— BEGIN DATA TO USE —

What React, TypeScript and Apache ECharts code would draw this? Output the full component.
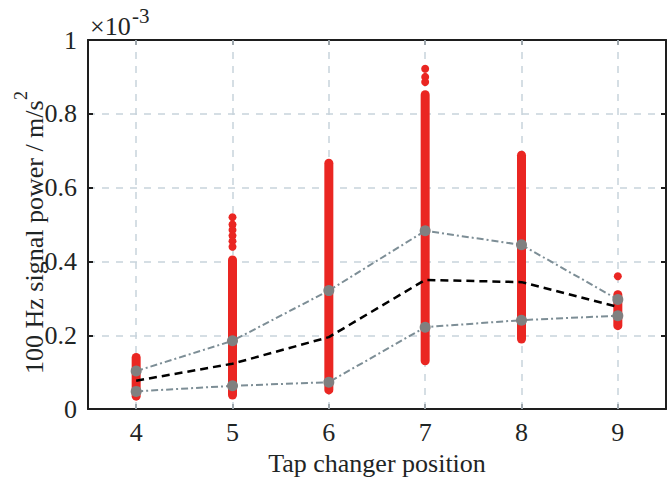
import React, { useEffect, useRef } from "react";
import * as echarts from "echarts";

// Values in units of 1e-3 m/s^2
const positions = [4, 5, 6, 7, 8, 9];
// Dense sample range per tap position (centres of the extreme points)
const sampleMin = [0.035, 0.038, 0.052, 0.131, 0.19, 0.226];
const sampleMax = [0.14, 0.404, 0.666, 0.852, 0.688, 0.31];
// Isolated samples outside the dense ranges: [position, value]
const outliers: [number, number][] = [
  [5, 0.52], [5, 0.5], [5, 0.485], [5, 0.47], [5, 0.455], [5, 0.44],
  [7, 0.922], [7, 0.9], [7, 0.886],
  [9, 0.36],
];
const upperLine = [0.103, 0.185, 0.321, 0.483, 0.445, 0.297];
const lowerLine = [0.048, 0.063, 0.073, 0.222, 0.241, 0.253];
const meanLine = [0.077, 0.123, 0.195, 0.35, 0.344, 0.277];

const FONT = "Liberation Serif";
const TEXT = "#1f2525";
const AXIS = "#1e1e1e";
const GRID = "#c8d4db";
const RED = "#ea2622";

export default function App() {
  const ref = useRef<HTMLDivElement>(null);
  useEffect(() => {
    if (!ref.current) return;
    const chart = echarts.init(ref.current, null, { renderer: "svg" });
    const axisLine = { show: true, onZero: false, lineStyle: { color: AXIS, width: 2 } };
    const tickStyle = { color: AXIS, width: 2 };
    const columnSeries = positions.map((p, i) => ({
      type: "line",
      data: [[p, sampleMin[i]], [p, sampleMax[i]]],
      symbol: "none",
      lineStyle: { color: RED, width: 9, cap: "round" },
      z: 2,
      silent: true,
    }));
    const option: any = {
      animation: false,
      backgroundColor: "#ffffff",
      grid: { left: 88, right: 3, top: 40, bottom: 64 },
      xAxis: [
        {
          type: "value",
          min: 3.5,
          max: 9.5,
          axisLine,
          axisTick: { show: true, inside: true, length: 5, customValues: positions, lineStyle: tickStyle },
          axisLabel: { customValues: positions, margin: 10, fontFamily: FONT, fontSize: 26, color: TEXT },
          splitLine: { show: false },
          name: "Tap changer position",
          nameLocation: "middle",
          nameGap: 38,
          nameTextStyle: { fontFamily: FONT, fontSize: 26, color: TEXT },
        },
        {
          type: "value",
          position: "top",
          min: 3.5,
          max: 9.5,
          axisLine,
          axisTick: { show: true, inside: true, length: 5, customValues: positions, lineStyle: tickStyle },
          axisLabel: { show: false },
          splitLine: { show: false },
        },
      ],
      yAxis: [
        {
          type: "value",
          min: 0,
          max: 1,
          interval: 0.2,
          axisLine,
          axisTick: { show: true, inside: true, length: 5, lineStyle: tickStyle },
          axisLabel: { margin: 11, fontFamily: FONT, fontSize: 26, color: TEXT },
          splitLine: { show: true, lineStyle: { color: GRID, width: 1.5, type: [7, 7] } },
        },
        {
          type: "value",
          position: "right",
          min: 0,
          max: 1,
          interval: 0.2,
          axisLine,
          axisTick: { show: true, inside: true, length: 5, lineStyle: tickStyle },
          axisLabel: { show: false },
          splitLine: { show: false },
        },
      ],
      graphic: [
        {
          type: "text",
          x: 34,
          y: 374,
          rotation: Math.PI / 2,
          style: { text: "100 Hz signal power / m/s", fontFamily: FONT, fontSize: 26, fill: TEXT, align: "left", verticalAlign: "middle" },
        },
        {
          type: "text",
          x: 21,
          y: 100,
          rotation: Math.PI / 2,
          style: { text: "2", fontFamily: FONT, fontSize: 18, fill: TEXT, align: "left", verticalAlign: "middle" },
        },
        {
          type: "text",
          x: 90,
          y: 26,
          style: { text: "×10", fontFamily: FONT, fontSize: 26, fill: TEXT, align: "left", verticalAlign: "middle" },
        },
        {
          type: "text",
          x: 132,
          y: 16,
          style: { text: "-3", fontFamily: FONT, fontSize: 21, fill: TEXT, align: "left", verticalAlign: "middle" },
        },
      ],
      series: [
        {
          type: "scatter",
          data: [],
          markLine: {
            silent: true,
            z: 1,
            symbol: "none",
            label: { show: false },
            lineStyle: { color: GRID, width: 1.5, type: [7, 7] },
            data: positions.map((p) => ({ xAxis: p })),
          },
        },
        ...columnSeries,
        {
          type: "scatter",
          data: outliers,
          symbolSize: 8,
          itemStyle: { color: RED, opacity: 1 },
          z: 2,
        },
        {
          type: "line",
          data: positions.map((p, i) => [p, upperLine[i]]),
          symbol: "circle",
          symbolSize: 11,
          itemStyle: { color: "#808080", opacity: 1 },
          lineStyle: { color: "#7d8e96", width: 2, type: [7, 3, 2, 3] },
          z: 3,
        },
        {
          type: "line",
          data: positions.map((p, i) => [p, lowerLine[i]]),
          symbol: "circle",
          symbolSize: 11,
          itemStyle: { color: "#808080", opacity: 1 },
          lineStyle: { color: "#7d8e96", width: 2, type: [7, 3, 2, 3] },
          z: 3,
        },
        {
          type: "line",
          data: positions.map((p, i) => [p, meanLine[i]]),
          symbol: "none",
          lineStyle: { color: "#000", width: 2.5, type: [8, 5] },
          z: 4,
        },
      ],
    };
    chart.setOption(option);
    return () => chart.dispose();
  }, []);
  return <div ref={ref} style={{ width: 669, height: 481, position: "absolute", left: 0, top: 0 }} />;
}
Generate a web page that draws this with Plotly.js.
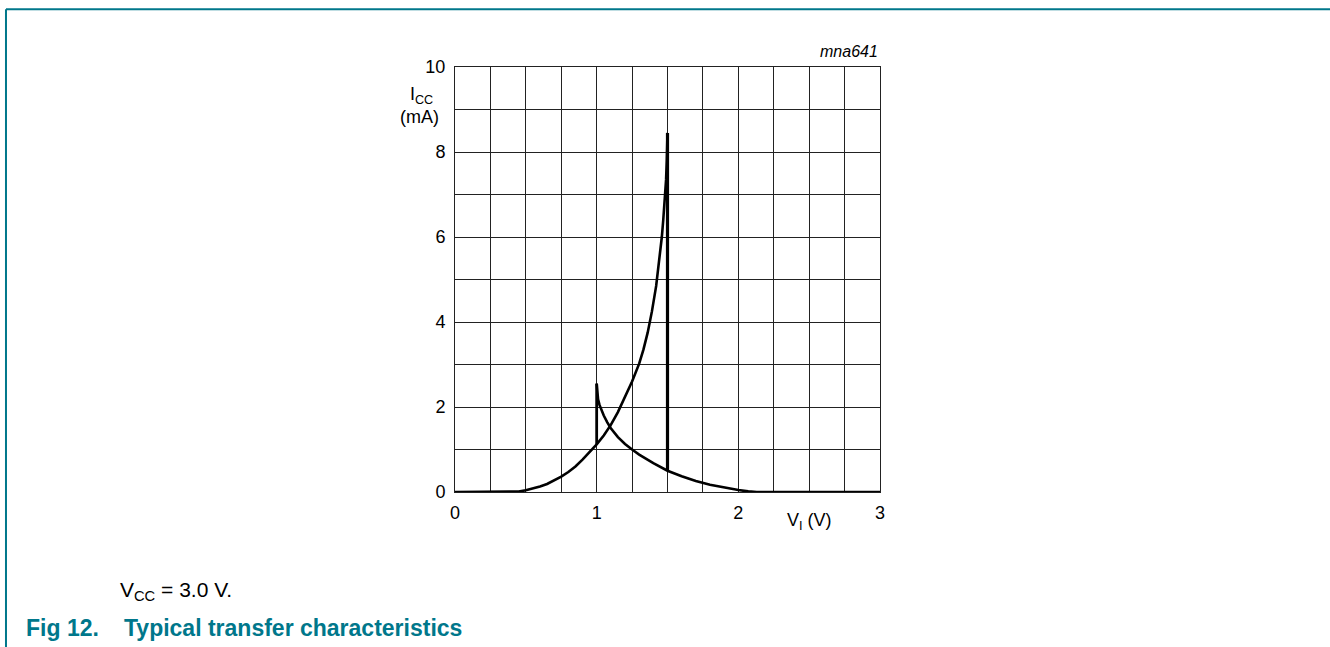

— END DATA TO USE —

**GIVEN EXERCISE:** Every record above should come back exactly, but without its pictures.

**RESULT:**
What React, TypeScript and Apache ECharts code would draw this? Output the full component.
import React, { useEffect, useRef } from "react";
import * as echarts from "echarts";

// Values in units of 1e-3 m/s^2
const positions = [4, 5, 6, 7, 8, 9];
// Dense sample range per tap position (centres of the extreme points)
const sampleMin = [0.035, 0.038, 0.052, 0.131, 0.19, 0.226];
const sampleMax = [0.14, 0.404, 0.666, 0.852, 0.688, 0.31];
// Isolated samples outside the dense ranges: [position, value]
const outliers: [number, number][] = [
  [5, 0.52], [5, 0.5], [5, 0.485], [5, 0.47], [5, 0.455], [5, 0.44],
  [7, 0.922], [7, 0.9], [7, 0.886],
  [9, 0.36],
];
const upperLine = [0.103, 0.185, 0.321, 0.483, 0.445, 0.297];
const lowerLine = [0.048, 0.063, 0.073, 0.222, 0.241, 0.253];
const meanLine = [0.077, 0.123, 0.195, 0.35, 0.344, 0.277];

const FONT = "Liberation Serif";
const TEXT = "#1f2525";
const AXIS = "#1e1e1e";
const GRID = "#c8d4db";
const RED = "#ea2622";

export default function App() {
  const ref = useRef<HTMLDivElement>(null);
  useEffect(() => {
    if (!ref.current) return;
    const chart = echarts.init(ref.current, null, { renderer: "svg" });
    const axisLine = { show: true, onZero: false, lineStyle: { color: AXIS, width: 2 } };
    const tickStyle = { color: AXIS, width: 2 };
    const columnSeries = positions.map((p, i) => ({
      type: "line",
      data: [[p, sampleMin[i]], [p, sampleMax[i]]],
      symbol: "none",
      lineStyle: { color: RED, width: 9, cap: "round" },
      z: 2,
      silent: true,
    }));
    const option: any = {
      animation: false,
      backgroundColor: "#ffffff",
      grid: { left: 88, right: 3, top: 40, bottom: 64 },
      xAxis: [
        {
          type: "value",
          min: 3.5,
          max: 9.5,
          axisLine,
          axisTick: { show: true, inside: true, length: 5, customValues: positions, lineStyle: tickStyle },
          axisLabel: { customValues: positions, margin: 10, fontFamily: FONT, fontSize: 26, color: TEXT },
          splitLine: { show: false },
          name: "Tap changer position",
          nameLocation: "middle",
          nameGap: 38,
          nameTextStyle: { fontFamily: FONT, fontSize: 26, color: TEXT },
        },
        {
          type: "value",
          position: "top",
          min: 3.5,
          max: 9.5,
          axisLine,
          axisTick: { show: true, inside: true, length: 5, customValues: positions, lineStyle: tickStyle },
          axisLabel: { show: false },
          splitLine: { show: false },
        },
      ],
      yAxis: [
        {
          type: "value",
          min: 0,
          max: 1,
          interval: 0.2,
          axisLine,
          axisTick: { show: true, inside: true, length: 5, lineStyle: tickStyle },
          axisLabel: { margin: 11, fontFamily: FONT, fontSize: 26, color: TEXT },
          splitLine: { show: true, lineStyle: { color: GRID, width: 1.5, type: [7, 7] } },
        },
        {
          type: "value",
          position: "right",
          min: 0,
          max: 1,
          interval: 0.2,
          axisLine,
          axisTick: { show: true, inside: true, length: 5, lineStyle: tickStyle },
          axisLabel: { show: false },
          splitLine: { show: false },
        },
      ],
      graphic: [
        {
          type: "text",
          x: 34,
          y: 374,
          rotation: Math.PI / 2,
          style: { text: "100 Hz signal power / m/s", fontFamily: FONT, fontSize: 26, fill: TEXT, align: "left", verticalAlign: "middle" },
        },
        {
          type: "text",
          x: 21,
          y: 100,
          rotation: Math.PI / 2,
          style: { text: "2", fontFamily: FONT, fontSize: 18, fill: TEXT, align: "left", verticalAlign: "middle" },
        },
        {
          type: "text",
          x: 90,
          y: 26,
          style: { text: "×10", fontFamily: FONT, fontSize: 26, fill: TEXT, align: "left", verticalAlign: "middle" },
        },
        {
          type: "text",
          x: 132,
          y: 16,
          style: { text: "-3", fontFamily: FONT, fontSize: 21, fill: TEXT, align: "left", verticalAlign: "middle" },
        },
      ],
      series: [
        {
          type: "scatter",
          data: [],
          markLine: {
            silent: true,
            z: 1,
            symbol: "none",
            label: { show: false },
            lineStyle: { color: GRID, width: 1.5, type: [7, 7] },
            data: positions.map((p) => ({ xAxis: p })),
          },
        },
        ...columnSeries,
        {
          type: "scatter",
          data: outliers,
          symbolSize: 8,
          itemStyle: { color: RED, opacity: 1 },
          z: 2,
        },
        {
          type: "line",
          data: positions.map((p, i) => [p, upperLine[i]]),
          symbol: "circle",
          symbolSize: 11,
          itemStyle: { color: "#808080", opacity: 1 },
          lineStyle: { color: "#7d8e96", width: 2, type: [7, 3, 2, 3] },
          z: 3,
        },
        {
          type: "line",
          data: positions.map((p, i) => [p, lowerLine[i]]),
          symbol: "circle",
          symbolSize: 11,
          itemStyle: { color: "#808080", opacity: 1 },
          lineStyle: { color: "#7d8e96", width: 2, type: [7, 3, 2, 3] },
          z: 3,
        },
        {
          type: "line",
          data: positions.map((p, i) => [p, meanLine[i]]),
          symbol: "none",
          lineStyle: { color: "#000", width: 2.5, type: [8, 5] },
          z: 4,
        },
      ],
    };
    chart.setOption(option);
    return () => chart.dispose();
  }, []);
  return <div ref={ref} style={{ width: 669, height: 481, position: "absolute", left: 0, top: 0 }} />;
}
Generate a web page that draws this with Plotly.js.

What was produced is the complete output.